* SHORT TASK: All of the data should be output character for character, except the pictures.

* DATA EXTRACT:
☆ ☆ ☆

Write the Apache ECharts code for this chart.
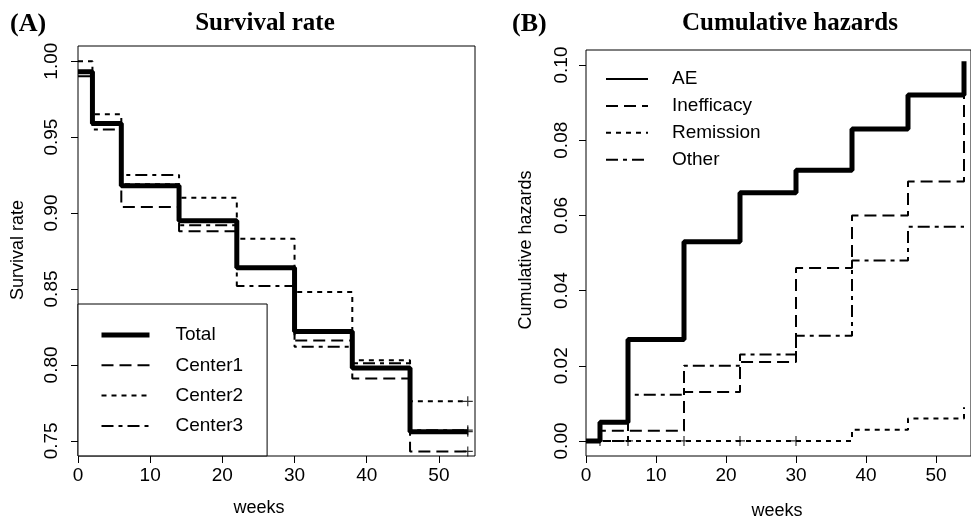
<!DOCTYPE html>
<html><head><meta charset="utf-8">
<script src="https://cdn.jsdelivr.net/npm/echarts@6/dist/echarts.min.js"></script>
<style>html,body{margin:0;padding:0;background:#fff}#c{width:971px;height:519px}</style>
</head><body><div id="c"></div>
<script>
// ---- Data ----
const weeks = [0, 2, 6, 14, 22, 30, 38, 46, 54];
// Panel A: survival rate (value holds from this week until the next)
const total   = [0.993, 0.959, 0.918, 0.895, 0.864, 0.822, 0.798, 0.756, 0.756];
const center1 = [0.993, 0.959, 0.904, 0.888, 0.864, 0.816, 0.791, 0.743, 0.743];
const center2 = [1.000, 0.965, 0.919, 0.910, 0.883, 0.848, 0.803, 0.776, 0.776];
const center3 = [0.990, 0.955, 0.925, 0.892, 0.852, 0.812, 0.801, 0.757, 0.757];
// Panel B: cumulative hazards
const ae         = [0, 0.005, 0.027, 0.053, 0.066, 0.072, 0.083, 0.092, 0.101];
const inefficacy = [0, 0.0027, 0.0027, 0.013, 0.021, 0.046, 0.060, 0.069, 0.092];
const remission  = [0, 0, 0, 0, 0, 0, 0.003, 0.006, 0.009];
const other      = [0, 0, 0.0123, 0.020, 0.023, 0.028, 0.048, 0.057, 0.057];
const remissionCensorWeeks = [2, 6, 14, 22, 30];
// Tick labels
const weekTicks = [0, 10, 20, 30, 40, 50];
const survTicks = [0.75, 0.80, 0.85, 0.90, 0.95, 1.00];
const hazTicks  = [0.00, 0.02, 0.04, 0.06, 0.08, 0.10];

// ---- Styling ----
const SANS = "'Liberation Sans', Arial, Helvetica, sans-serif";
const SERIF = "'Liberation Serif', 'Times New Roman', serif";
const DASH = [12, 6], DOT = [5, 5], DASHDOT = [12, 5, 4, 5];
const PLUS = 'path://M-0.6,-5H0.6V-0.6H5V0.6H0.6V5H-0.6V0.6H-5V-0.6H-0.6Z';

const pts = (xs, ys) => xs.map((x, i) => [x, ys[i]]);
function stepSeries(name, ys, idx, width, dash) {
  return {
    name, type: 'line', step: 'end', xAxisIndex: idx, yAxisIndex: idx,
    data: pts(weeks, ys), symbol: 'none', showSymbol: false, silent: true,
    itemStyle: { color: '#000' },
    lineStyle: { color: '#000', width, type: dash || 'solid', cap: 'butt' }
  };
}
function censor(xs, ys, idx) {
  return {
    type: 'scatter', xAxisIndex: idx, yAxisIndex: idx, data: pts(xs, ys),
    symbol: PLUS, symbolSize: 10, silent: true,
    itemStyle: { color: '#000' }, z: 5
  };
}
const last = a => a[a.length - 1];
const lastWeek = last(weeks);

function xAxis(idx) {
  return {
    gridIndex: idx, type: 'value', min: 0, max: 55, interval: 10,
    axisLine: { show: false, onZero: false }, splitLine: { show: false },
    axisTick: { show: true, length: 7, customValues: weekTicks, lineStyle: { color: '#000', width: 1 } },
    axisLabel: { customValues: weekTicks, color: '#000', fontSize: 19, fontFamily: SANS, margin: 10,
      formatter: v => (weekTicks.includes(v) ? String(v) : '') }
  };
}
function yAxis(idx, min, max, ticks, margin) {
  return {
    gridIndex: idx, type: 'value', min, max,
    axisLine: { show: false, onZero: false }, splitLine: { show: false },
    axisTick: { show: true, length: 7, customValues: ticks, lineStyle: { color: '#000', width: 1 } },
    axisLabel: { customValues: ticks, rotate: 90, color: '#000', fontSize: 19, fontFamily: SANS, margin,
      formatter: v => v.toFixed(2) }
  };
}
function txt(text, x, y, font, align, rot) {
  return { type: 'text', x, y, rotation: rot || 0, silent: true,
    style: { text, font, fill: '#000', textAlign: align || 'center', textVerticalAlign: 'middle' } };
}
const hiddenSymbol = { color: 'transparent', borderColor: 'transparent', borderWidth: 0, opacity: 0 };

const option = {
  animation: false,
  backgroundColor: '#fff',
  grid: [
    { left: 78, top: 46, width: 397, height: 410, show: true, borderColor: '#000', borderWidth: 1, backgroundColor: 'transparent' },
    { left: 586, top: 50, width: 392, height: 406, show: true, borderColor: '#000', borderWidth: 1, backgroundColor: 'transparent' }
  ],
  xAxis: [xAxis(0), xAxis(1)],
  yAxis: [yAxis(0, 0.74, 1.01, survTicks, 17), yAxis(1, -0.004, 0.104, hazTicks, 15)],
  legend: [
    {
      left: 78, top: 304, orient: 'vertical', selectedMode: false,
      padding: [21, 24, 20, 21], itemGap: 10.3, itemWidth: 48, itemHeight: 14,
      borderColor: '#000', borderWidth: 1, backgroundColor: '#fff',
      itemStyle: hiddenSymbol,
      textStyle: { fontSize: 19, fontFamily: SANS, color: '#000', lineHeight: 20, padding: [0, 0, 0, 21] },
      data: [
        { name: 'Total', lineStyle: { width: 5 } },
        { name: 'Center1', lineStyle: { width: 2 } },
        { name: 'Center2', lineStyle: { width: 2 } },
        { name: 'Center3', lineStyle: { width: 2 } }
      ]
    },
    {
      left: 605, top: 69, orient: 'vertical', selectedMode: false,
      padding: 0, itemGap: 6.9, itemWidth: 42, itemHeight: 14,
      itemStyle: hiddenSymbol,
      textStyle: { fontSize: 19, fontFamily: SANS, color: '#000', lineHeight: 20, padding: [0, 0, 0, 19] },
      data: [
        { name: 'AE', lineStyle: { width: 2 } },
        { name: 'Inefficacy', lineStyle: { width: 2 } },
        { name: 'Remission', lineStyle: { width: 2 } },
        { name: 'Other', lineStyle: { width: 2 } }
      ]
    }
  ],
  series: [
    stepSeries('Center1', center1, 0, 2, DASH),
    stepSeries('Center2', center2, 0, 2, DOT),
    stepSeries('Center3', center3, 0, 2, DASHDOT),
    stepSeries('Total', total, 0, 5),
    censor([lastWeek, lastWeek, lastWeek, lastWeek], [last(total), last(center1), last(center2), last(center3)], 0),
    stepSeries('Inefficacy', inefficacy, 1, 2, DASH),
    stepSeries('Remission', remission, 1, 2, DOT),
    stepSeries('Other', other, 1, 2, DASHDOT),
    stepSeries('AE', ae, 1, 5),
    censor(remissionCensorWeeks, remissionCensorWeeks.map(() => 0), 1)
  ],
  graphic: [
    txt('(A)', 10, 24, 'bold 26px ' + SERIF, 'left'),
    txt('Survival rate', 265, 24, 'bold 25px ' + SERIF),
    txt('(B)', 512, 24, 'bold 26px ' + SERIF, 'left'),
    txt('Cumulative hazards', 790, 24, 'bold 25px ' + SERIF),
    txt('Survival rate', 18, 250, '18px ' + SANS, 'center', Math.PI / 2),
    txt('Cumulative hazards', 526, 250, '18px ' + SANS, 'center', Math.PI / 2),
    txt('weeks', 259, 508, '18px ' + SANS),
    txt('weeks', 777, 511, '18px ' + SANS)
  ]
};
echarts.init(document.getElementById('c'), null, { renderer: 'canvas' }).setOption(option);
</script></body></html>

☆ ☆ ☆

* WRITTEN REPLY:
Write the Apache ECharts code for this chart.
<!DOCTYPE html>
<html><head><meta charset="utf-8">
<script src="https://cdn.jsdelivr.net/npm/echarts@6/dist/echarts.min.js"></script>
<style>html,body{margin:0;padding:0;background:#fff}#c{width:971px;height:519px}</style>
</head><body><div id="c"></div>
<script>
// ---- Data ----
const weeks = [0, 2, 6, 14, 22, 30, 38, 46, 54];
// Panel A: survival rate (value holds from this week until the next)
const total   = [0.993, 0.959, 0.918, 0.895, 0.864, 0.822, 0.798, 0.756, 0.756];
const center1 = [0.993, 0.959, 0.904, 0.888, 0.864, 0.816, 0.791, 0.743, 0.743];
const center2 = [1.000, 0.965, 0.919, 0.910, 0.883, 0.848, 0.803, 0.776, 0.776];
const center3 = [0.990, 0.955, 0.925, 0.892, 0.852, 0.812, 0.801, 0.757, 0.757];
// Panel B: cumulative hazards
const ae         = [0, 0.005, 0.027, 0.053, 0.066, 0.072, 0.083, 0.092, 0.101];
const inefficacy = [0, 0.0027, 0.0027, 0.013, 0.021, 0.046, 0.060, 0.069, 0.092];
const remission  = [0, 0, 0, 0, 0, 0, 0.003, 0.006, 0.009];
const other      = [0, 0, 0.0123, 0.020, 0.023, 0.028, 0.048, 0.057, 0.057];
const remissionCensorWeeks = [2, 6, 14, 22, 30];
// Tick labels
const weekTicks = [0, 10, 20, 30, 40, 50];
const survTicks = [0.75, 0.80, 0.85, 0.90, 0.95, 1.00];
const hazTicks  = [0.00, 0.02, 0.04, 0.06, 0.08, 0.10];

// ---- Styling ----
const SANS = "'Liberation Sans', Arial, Helvetica, sans-serif";
const SERIF = "'Liberation Serif', 'Times New Roman', serif";
const DASH = [12, 6], DOT = [5, 5], DASHDOT = [12, 5, 4, 5];
const PLUS = 'path://M-0.6,-5H0.6V-0.6H5V0.6H0.6V5H-0.6V0.6H-5V-0.6H-0.6Z';

const pts = (xs, ys) => xs.map((x, i) => [x, ys[i]]);
function stepSeries(name, ys, idx, width, dash) {
  return {
    name, type: 'line', step: 'end', xAxisIndex: idx, yAxisIndex: idx,
    data: pts(weeks, ys), symbol: 'none', showSymbol: false, silent: true,
    itemStyle: { color: '#000' },
    lineStyle: { color: '#000', width, type: dash || 'solid', cap: 'butt' }
  };
}
function censor(xs, ys, idx) {
  return {
    type: 'scatter', xAxisIndex: idx, yAxisIndex: idx, data: pts(xs, ys),
    symbol: PLUS, symbolSize: 10, silent: true,
    itemStyle: { color: '#000' }, z: 5
  };
}
const last = a => a[a.length - 1];
const lastWeek = last(weeks);

function xAxis(idx) {
  return {
    gridIndex: idx, type: 'value', min: 0, max: 55, interval: 10,
    axisLine: { show: false, onZero: false }, splitLine: { show: false },
    axisTick: { show: true, length: 7, customValues: weekTicks, lineStyle: { color: '#000', width: 1 } },
    axisLabel: { customValues: weekTicks, color: '#000', fontSize: 19, fontFamily: SANS, margin: 10,
      formatter: v => (weekTicks.includes(v) ? String(v) : '') }
  };
}
function yAxis(idx, min, max, ticks, margin) {
  return {
    gridIndex: idx, type: 'value', min, max,
    axisLine: { show: false, onZero: false }, splitLine: { show: false },
    axisTick: { show: true, length: 7, customValues: ticks, lineStyle: { color: '#000', width: 1 } },
    axisLabel: { customValues: ticks, rotate: 90, color: '#000', fontSize: 19, fontFamily: SANS, margin,
      formatter: v => v.toFixed(2) }
  };
}
function txt(text, x, y, font, align, rot) {
  return { type: 'text', x, y, rotation: rot || 0, silent: true,
    style: { text, font, fill: '#000', textAlign: align || 'center', textVerticalAlign: 'middle' } };
}
const hiddenSymbol = { color: 'transparent', borderColor: 'transparent', borderWidth: 0, opacity: 0 };

const option = {
  animation: false,
  backgroundColor: '#fff',
  grid: [
    { left: 78, top: 46, width: 397, height: 410, show: true, borderColor: '#000', borderWidth: 1, backgroundColor: 'transparent' },
    { left: 586, top: 50, width: 392, height: 406, show: true, borderColor: '#000', borderWidth: 1, backgroundColor: 'transparent' }
  ],
  xAxis: [xAxis(0), xAxis(1)],
  yAxis: [yAxis(0, 0.74, 1.01, survTicks, 17), yAxis(1, -0.004, 0.104, hazTicks, 15)],
  legend: [
    {
      left: 78, top: 304, orient: 'vertical', selectedMode: false,
      padding: [21, 24, 20, 21], itemGap: 10.3, itemWidth: 48, itemHeight: 14,
      borderColor: '#000', borderWidth: 1, backgroundColor: '#fff',
      itemStyle: hiddenSymbol,
      textStyle: { fontSize: 19, fontFamily: SANS, color: '#000', lineHeight: 20, padding: [0, 0, 0, 21] },
      data: [
        { name: 'Total', lineStyle: { width: 5 } },
        { name: 'Center1', lineStyle: { width: 2 } },
        { name: 'Center2', lineStyle: { width: 2 } },
        { name: 'Center3', lineStyle: { width: 2 } }
      ]
    },
    {
      left: 605, top: 69, orient: 'vertical', selectedMode: false,
      padding: 0, itemGap: 6.9, itemWidth: 42, itemHeight: 14,
      itemStyle: hiddenSymbol,
      textStyle: { fontSize: 19, fontFamily: SANS, color: '#000', lineHeight: 20, padding: [0, 0, 0, 19] },
      data: [
        { name: 'AE', lineStyle: { width: 2 } },
        { name: 'Inefficacy', lineStyle: { width: 2 } },
        { name: 'Remission', lineStyle: { width: 2 } },
        { name: 'Other', lineStyle: { width: 2 } }
      ]
    }
  ],
  series: [
    stepSeries('Center1', center1, 0, 2, DASH),
    stepSeries('Center2', center2, 0, 2, DOT),
    stepSeries('Center3', center3, 0, 2, DASHDOT),
    stepSeries('Total', total, 0, 5),
    censor([lastWeek, lastWeek, lastWeek, lastWeek], [last(total), last(center1), last(center2), last(center3)], 0),
    stepSeries('Inefficacy', inefficacy, 1, 2, DASH),
    stepSeries('Remission', remission, 1, 2, DOT),
    stepSeries('Other', other, 1, 2, DASHDOT),
    stepSeries('AE', ae, 1, 5),
    censor(remissionCensorWeeks, remissionCensorWeeks.map(() => 0), 1)
  ],
  graphic: [
    txt('(A)', 10, 24, 'bold 26px ' + SERIF, 'left'),
    txt('Survival rate', 265, 24, 'bold 25px ' + SERIF),
    txt('(B)', 512, 24, 'bold 26px ' + SERIF, 'left'),
    txt('Cumulative hazards', 790, 24, 'bold 25px ' + SERIF),
    txt('Survival rate', 18, 250, '18px ' + SANS, 'center', Math.PI / 2),
    txt('Cumulative hazards', 526, 250, '18px ' + SANS, 'center', Math.PI / 2),
    txt('weeks', 259, 508, '18px ' + SANS),
    txt('weeks', 777, 511, '18px ' + SANS)
  ]
};
echarts.init(document.getElementById('c'), null, { renderer: 'canvas' }).setOption(option);
</script></body></html>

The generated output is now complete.